使徒ペテロはまさにこの態度について語り,「聖なる預言者たちによって前もって語られたことばと,……主……の掟を思い起こすべき」ことを仲間に思い出させ,次のように警告しました。「終わりの時代には,あざける者たちがあざけりをもってやってきて,自分自身の欲望にしたがって進み出て,『この約束されている彼の臨在はどこにあるのか。なんと,わたしたちの父祖が死んで眠りについた日から,すべてのものは創造の始めと全く同様に続いているではないか』と言うでしょう。(ペテロ後 3:2-4,新)こういう態度を取るのは非常に危険です。なぜですか?
神はおそいのではない
宇宙飛行士は宇宙空間を飛行中,自分の位置から見て,宇宙と比べるとき人間がいかに取るに足りない存在であるかを感じました。「エホバは地球のはるか上にすわり地にすむものを蝗のごとく視たまふ」と語った預言者は,事実を述べていたのです。(イザヤ 40:22)神にとって人間は,とりわけ神に反対する人間は,いなごが人間に対するのと同じく,取るに足りないものです。また時間にかんする神の見方も,人間の尺度とは異なる尺度にもとづいています。ペテロはこの問題に言及し,神がおそいと考える嘲笑者たちは,「エホバにあっては一日は千年のようであり,千年は一日のようである」ことを見過ごしている,と述べています。(ペテロ後 3:8,新)わたしたちはこうした事柄を考慮する必要があります。
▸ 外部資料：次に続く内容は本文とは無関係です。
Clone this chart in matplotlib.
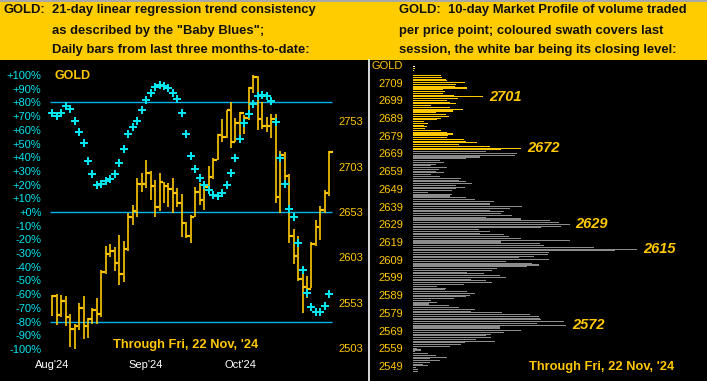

警告の音信が過去50年間世界中で,特にキリスト教世界の中で強力に宣布されてきたので,ある人々は,『ああ,あの人たちは私の父親の時代から,それも私が生まれないうちから,私たちは終わりの時にいる,と言ってきたじゃないか』と言います。諸国民に警告するのに,50年は長すぎますか。神がほんとうに人類のことを考えておられるなら,神のこうした行動はおそすぎると言えますか。
もし畑のいなごが,畑を焼くことについて話している農夫のことばを聞いて理解することができるとすれば,いなごも,『ああ,彼は私の父親の時代にも同じことを言っていた。でも,まだ何事も起きていないじゃないか』と言うかもしれません。しかしこの懐疑的なこん虫は,いなごの2代や3代は人間にとってはごく短い時間であることを見過ごしていることになります。しかしそのいなごは,生きているあいだに,そのような嘲笑の悲惨な結果を経験するかもしれません。
人類の益のための変化
農夫は,次の季節作物のことを考えて害虫のいなごを駆除するために,畑を焼くかもしれません。同様に神は,地球を滅ぼすのではなく,この時代を危険で住みにくくするようなことを行なう者,また利己的な考えから自然を汚し,「地を亡し」ている者たちを滅ぼすことを意図しておられます。神は,人間が地上で正しい状態のもとで住むことに関心をおもちです。神はイスラエルが自国にもどることを確約され,ご自分のことを,エホバは「天を創造したまへる者にしてすなはち神なり,また地をもつくり成してこれを堅くし徒然にこれを創造し給はず,これを人の住所につくりたまへり」と言はれました。それで神は,人々が神の王国の支配下の安全で平和な状態のもとで全地に住むよう取り計らわれます。―黙示 11:18。イザヤ 45:18。
たしかに神は,「敬虔の形をとりながら,その力にそむいている」人々を望まれません。神は真に敬虔な人々,神のことばに注意を向け,それに従う人々を望んでおられます。使徒ペテロは,「かく〔エホバ〕は敬虔なる者を試煉の中より救ひ,また正しからぬ者を審判の日まで看守してこれを罰し…給ふ」としるしています。(ペテロ後 2:9,〔新〕)神がもたらされるその変化は,聖書に書かれている神のことばを今読み,そして理解している人々の目にはすばらしい事柄として映るでしょう。その人たちは,「彼の約束にしたがってわたしたちが待っている」「義が宿ることになっている」「新しい天と新しい地[新しい地球ではなくて,清められ美化された地上の新しい人類社会]」で,喜び楽しむことができるでしょう。(ペテロ後 3:13,新)聖書を勉強なさるなら,あなたもそのような人のひとりになる方法を学ぶことができるのです。